Ideas for keeping your home value high.

It is no secret that a home is one of the biggest investments you will make in your lifetime. One of the best ways to preserve or even increase the value of your investment is to keep your home in great shape. While most of us would like to make major improvements such as a new kitchen with the latest appliances or a bathroom equipped with a fancy hot tub, that is not always financially possible. However, you might be surprised to learn that some simple and inexpensive improvements can go a long way in increasing the value of your home.

Here are some of the things you can do:

Landscape. One of the easiest ways to improve your home is to spruce up your yard. Rake leaves, cut the lawn, remove weeds, prune trees, and mulch flowerbeds. Planting flowers can also be a great way to increase curb appeal and the value of your home should you sell it someday.

Give it a fresh coat of paint, inside and out. Nothing makes a home look more unkempt than peeling paint. If you can afford a professional painter, great. If not, consider holding a painting party with some of your closest friends. Reward them for their work with pizza and drinks.

Put up new window treatments. Nothing warms a house like curtains and blinds. Make sure yours are clean and attractive.

Make minor repairs. Do you have a leaky faucet or loose doorknobs? Repair them. Small things such as this can make a house seem worn or tired.

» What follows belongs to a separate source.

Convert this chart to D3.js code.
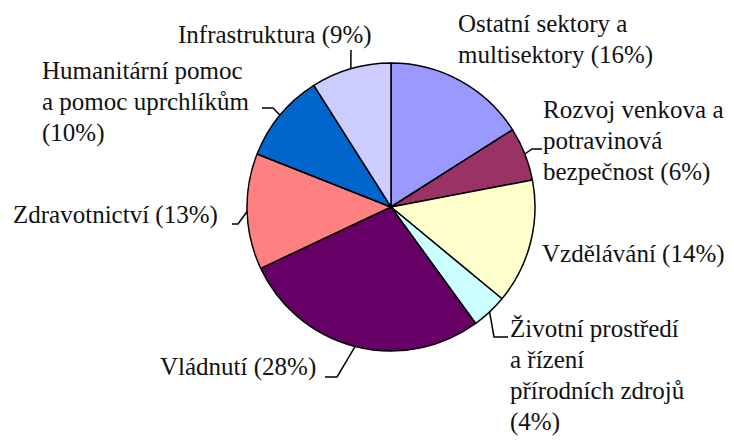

Improve your kitchen and baths. Your kitchen and bathroom(s) are the most important rooms in your home. If you have old-fashioned cabinets and do not have the money to replace them, consider having them refaced—replacing just the front of your cabinets. You will save considerably and will make your kitchen appear new. To give your bathroom a nice appearance, re-grout the tile. It is an easy process and will make your bathroom look new.

Replace worn carpeting. Worn or dirty carpet can make even a newer home look old. If you cannot afford to replace carpeting, arrange to have it cleaned. If you have hardwoods underneath your carpeting, consider removing the carpet altogether, and showing those beautiful floors off.

If you want to learn more about ways to improve your home, consider taking a class at a national home improvement store. There are a variety of courses open to the public, including painting, wallpapering and installing tile. The more things you can fix yourself, the more money you will save. Plus, you will have a whole new appreciation for your home, knowing you worked so hard to improve it.